Recorded over three nights this past November at Nashville’s Exit/In, the album is evidence that the Scorchers haven’t dismounted from the wild twang-punk beast, and the reason is they’re still having too much fun on the ride. Ringenberg is in great aw-shucks form, his voice often threatening to detour into a glorious yodel. That’s true on such cowtown rockers as Self Sabotage and 200 Proof Lovin’, and on such ballads as Ocean of Doubt and Pray For Me Momma (I’m a Gypsy Now.)
On such boogie tunes as My Heart Still Stands With You and Blanket of Sorrow, guitarist Warner Hodges plugs away with the steady fury of those slave-ship oarsmen in those old Viking flicks. On such punk rave-ups as White Lies and a cover of Dylan’s Absolutely Sweet Marie, his guitar screeches like an out-of-control tram packed with 1,000 screaming psycho killers. Did someone say cow-punk? Heck, Hodges bashess Both Sides of the Line until it’s cow-metal.

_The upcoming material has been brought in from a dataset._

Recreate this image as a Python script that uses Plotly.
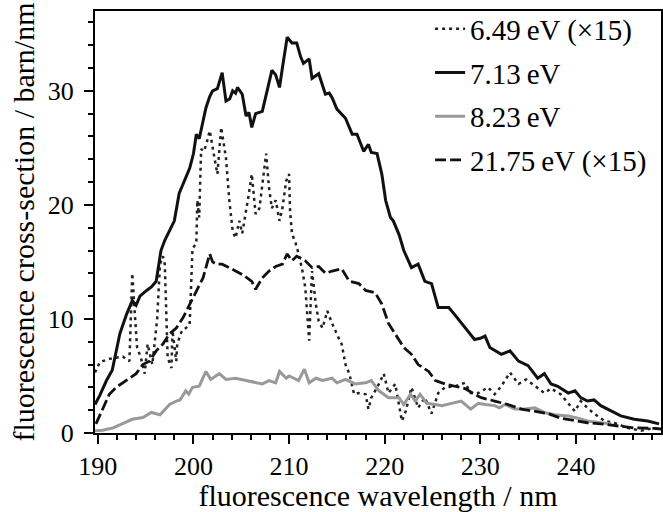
import plotly.graph_objects as go

# --- data (wavelength nm, cross-section barn/nm) ---
wl_649 = [189.7, 190.2, 190.5, 191.2, 191.9, 192.6, 193.3, 193.6, 193.9, 194.1, 194.5, 194.9,
          195.2, 195.7, 196.2, 196.5, 196.8, 197.0, 197.3, 197.7, 197.8, 198.2, 198.3, 198.8,
          199.2, 199.6, 199.9, 200.3, 200.4, 200.6, 200.8, 201.1, 201.4, 201.7, 202.2, 202.5,
          202.9, 203.4, 203.75, 204.1, 204.4, 204.8, 205.1, 205.5, 205.8, 206.1, 206.5, 206.9,
          207.6, 207.9, 208.2, 208.6, 209.0, 209.3, 209.7, 210.0, 210.1, 210.3, 210.7, 211.0,
          211.4, 211.7, 212.1, 212.4, 212.8, 213.1, 213.5, 214.0, 214.5, 215.2, 215.5, 215.9,
          216.3, 216.8, 217.3, 218.0, 218.3, 218.6, 219.4, 219.9, 220.4, 221.1, 221.8, 222.2,
          222.8, 223.5, 224.2, 224.9, 225.6, 226.3, 227.4, 228.4, 229.0, 229.8, 230.8, 231.5,
          232.2, 233.1, 234.0, 234.8, 235.7, 236.7, 237.4, 238.4, 239.0, 239.9, 240.5, 241.2,
          241.9, 243.0, 244.0, 245.4, 246.8, 248.2, 248.9]
cs_649 = [5.3, 6.2, 6.3, 6.5, 6.6, 6.7, 6.3, 14.0, 10.0, 7.5, 6.6, 5.2,
          7.8, 6.0, 10.0, 14.8, 15.5, 14.8, 6.6, 5.7, 9.0, 6.3, 7.8, 9.0,
          9.2, 9.5, 16.2, 16.6, 20.4, 18.9, 24.9, 24.7, 25.5, 26.5, 24.1, 22.7,
          26.8, 24.1, 20.4, 17.7, 17.1, 18.6, 17.5, 19.4, 21.0, 22.7, 19.2, 19.7,
          24.5, 21.5, 19.7, 20.4, 18.6, 19.7, 22.1, 22.7, 19.5, 17.5, 16.6, 15.7,
          14.2, 12.7, 8.1, 14.2, 11.3, 9.8, 9.2, 10.7, 9.6, 8.3, 7.8, 6.0,
          5.2, 3.4, 3.5, 3.4, 2.1, 3.1, 4.3, 5.2, 3.5, 4.3, 1.05, 1.9,
          4.0, 2.2, 3.1, 1.7, 3.5, 4.0, 4.1, 4.4, 3.5, 3.5, 4.0, 3.4,
          4.1, 5.3, 4.3, 4.7, 4.1, 3.5, 3.9, 3.4, 2.8, 1.9, 2.8, 2.2,
          1.7, 1.05, 0.9, 0.45, 0.2, 0.45, 0.3]

wl_713 = [189.7, 190.2, 190.9, 191.5, 192.0, 192.3, 193.0, 193.6, 194.0, 194.4, 195.1, 195.6,
          196.1, 196.6, 197.0, 197.5, 198.0, 198.5, 199.0, 199.6, 200.0, 200.3, 200.6, 201.0,
          201.3, 201.7, 202.0, 202.5, 203.0, 203.4, 203.8, 204.1, 204.4, 204.6, 205.1, 205.5,
          205.8, 206.1, 206.5, 207.2, 207.7, 208.2, 208.6, 209.0, 209.3, 209.8, 210.3, 210.8,
          211.2, 211.5, 212.1, 212.4, 213.1, 213.8, 214.2, 214.5, 215.0, 215.5, 215.9, 216.6,
          217.1, 217.8, 218.3, 218.6, 219.2, 219.7, 220.1, 220.6, 220.9, 221.5, 222.0, 222.8,
          223.5, 224.2, 224.9, 225.6, 226.7, 227.3, 228.4, 229.4, 230.0, 230.5, 231.0, 232.2,
          233.1, 234.0, 235.0, 236.0, 236.7, 237.4, 238.1, 239.2, 239.9, 240.5, 241.2, 241.9,
          242.6, 243.7, 244.7, 246.1, 247.5, 248.7]
cs_713 = [2.5, 3.3, 4.6, 5.5, 7.5, 8.7, 10.4, 11.6, 11.2, 12.0, 12.5, 12.8,
          13.3, 16.0, 16.9, 17.7, 18.6, 21.0, 22.0, 23.2, 24.5, 26.2, 25.8, 27.5,
          28.5, 29.5, 30.0, 30.2, 31.6, 29.1, 29.3, 30.0, 29.8, 30.3, 29.7, 27.8,
          28.1, 26.8, 28.0, 28.2, 30.0, 31.8, 31.4, 30.3, 32.0, 34.7, 34.2, 34.2,
          33.0, 32.4, 32.8, 31.1, 31.5, 29.7, 29.8, 29.4, 28.4, 28.0, 27.6, 26.2,
          26.2, 24.7, 25.3, 24.6, 24.5, 22.7, 20.4, 18.9, 18.6, 17.4, 16.0, 14.5,
          14.8, 13.3, 13.1, 11.0, 11.0, 10.4, 9.2, 8.2, 8.3, 8.5, 7.5, 6.9,
          7.2, 6.3, 5.9, 4.8, 5.2, 4.3, 4.1, 3.5, 3.7, 3.1, 2.8, 2.9,
          2.4, 1.9, 1.5, 1.2, 1.05, 0.8]

wl_823 = [189.7, 190.5, 191.6, 192.6, 193.6, 194.7, 195.6, 196.5, 197.5, 198.2, 198.6, 199.2,
          199.5, 199.9, 200.6, 201.3, 201.8, 202.7, 203.4, 204.4, 205.5, 206.5, 207.2, 207.9,
          208.6, 209.0, 209.7, 210.0, 211.0, 211.6, 212.1, 212.8, 213.5, 214.5, 215.0, 215.9,
          216.9, 218.0, 218.6, 219.4, 220.4, 221.5, 222.0, 222.7, 223.2, 223.7, 224.4, 225.3,
          226.0, 227.0, 228.0, 229.0, 229.8, 230.5, 231.5, 232.0, 232.6, 233.6, 234.7, 235.7,
          236.7, 237.8, 239.2, 240.2, 241.2, 242.6, 243.7]
cs_823 = [0.2, 0.25, 0.45, 0.8, 1.2, 1.35, 1.8, 1.6, 2.5, 2.8, 2.9, 3.7,
          3.4, 4.0, 4.1, 5.4, 4.7, 5.2, 4.7, 4.8, 4.6, 4.4, 4.3, 4.6,
          4.4, 5.4, 4.8, 5.0, 4.6, 5.6, 4.4, 4.8, 4.6, 4.8, 4.4, 4.7,
          4.3, 4.4, 4.6, 3.7, 3.1, 3.1, 2.5, 3.4, 2.8, 3.4, 2.6, 2.5,
          2.4, 2.6, 2.8, 2.1, 2.6, 2.5, 2.4, 2.2, 2.5, 2.1, 2.1, 2.2,
          1.8, 1.6, 1.5, 1.3, 1.05, 0.9, 0.8]

wl_2175 = [189.8, 190.4, 191.2, 191.9, 192.6, 193.3, 194.0, 194.7, 195.4, 196.1, 196.8, 197.5,
           198.2, 198.9, 199.6, 200.3, 201.0, 201.7, 202.0, 202.4, 203.0, 203.75, 204.4, 205.1,
           206.1, 206.5, 207.2, 207.9, 208.6, 209.3, 209.8, 210.3, 210.8, 211.7, 212.4, 213.1,
           213.8, 214.5, 215.5, 216.3, 217.3, 218.0, 219.0, 219.7, 220.4, 221.1, 222.0, 222.8,
           223.5, 224.6, 225.3, 226.3, 227.4, 228.4, 229.4, 230.1, 231.5, 232.9, 234.3, 235.7,
           237.1, 238.4, 239.9, 241.2, 242.6, 244.4, 246.1, 248.2, 248.9]
cs_2175 = [0.8, 1.9, 3.4, 4.0, 4.4, 4.8, 5.2, 6.0, 6.3, 7.2, 7.8, 8.7,
           9.2, 10.1, 11.3, 12.5, 13.6, 15.7, 15.0, 14.8, 14.8, 14.5, 14.2, 13.9,
           13.3, 12.6, 13.6, 14.2, 14.6, 14.8, 15.7, 15.1, 15.5, 15.1, 14.5, 14.6,
           14.0, 14.2, 14.4, 13.3, 13.1, 12.5, 12.3, 11.3, 9.6, 8.7, 7.5, 6.9,
           6.0, 5.4, 4.6, 4.3, 4.1, 3.9, 3.4, 3.1, 2.8, 2.5, 2.1, 1.9,
           1.7, 1.3, 1.05, 0.9, 0.8, 0.6, 0.45, 0.4, 0.35]

labels = ["6.49\u2009eV (\u00d715)", "7.13\u2009eV", "8.23\u2009eV", "21.75\u2009eV (\u00d715)"]

FONT = "Liberation Serif"

fig = go.Figure()
series = [
    (wl_649, cs_649, dict(color="#222222", width=2.5, dash="3px,4px")),
    (wl_713, cs_713, dict(color="#111111", width=3)),
    (wl_823, cs_823, dict(color="#999999", width=3)),
    (wl_2175, cs_2175, dict(color="#111111", width=2.8, dash="11px,4px")),
]
for i, (x, y, ln) in enumerate(series):
    fig.add_trace(go.Scatter(x=x, y=y, mode="lines", line=ln, name=labels[i],
                             legendgroup=str(i)))

axis_common = dict(
    showline=True, linecolor="black", linewidth=2, mirror=True,
    ticks="outside", tickcolor="black", tickwidth=2, ticklen=9,
    showgrid=False, zeroline=False, automargin=False,
    tickfont=dict(family=FONT, size=26, color="black"),
)

fig.update_xaxes(range=[189.7, 248.9], dtick=10, tick0=190,
                 minor=dict(dtick=2, tick0=190, ticks="outside", ticklen=5, tickwidth=2, tickcolor="black"),
                 title=dict(text="fluorescence wavelength / nm", standoff=0,
                            font=dict(family=FONT, size=30, color="black")),
                 **axis_common)
fig.update_yaxes(range=[0, 37], dtick=10, tick0=0, ticklabelstandoff=5,
                 minor=dict(dtick=2, tick0=0, ticks="outside", ticklen=5, tickwidth=2, tickcolor="black"),
                 title=dict(text="fluorescence cross-section / barn/nm", standoff=4,
                            font=dict(family=FONT, size=30, color="black")),
                 **axis_common)

fig.update_layout(
    width=663, height=512,
    margin=dict(l=95, r=2, t=11, b=79),
    plot_bgcolor="white", paper_bgcolor="white",
    font=dict(family=FONT, size=26, color="black"),
    legend=dict(x=0.592, y=1.018, xanchor="left", yanchor="top",
                bgcolor="rgba(0,0,0,0)", tracegroupgap=3,
                font=dict(family=FONT, size=29, color="black")),
)

# the page body has a default 8px margin; drop it so the figure fills the window
fig.write_html("out.html", config={"displayModeBar": False},
               post_script="document.body.style.margin='0';")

The album’s 23 songs span the band’s entire 17-year career. Jason introduces Broken Whiskey Glass by saying, “This is the first original song we ever learned together as a band back in September 1981.” This Town Isn’t Keeping You Down is a new tune...and maybe a comment on Music City? Hmmmmm.
Thankfully, the lads have found it difficult to dismount the beast.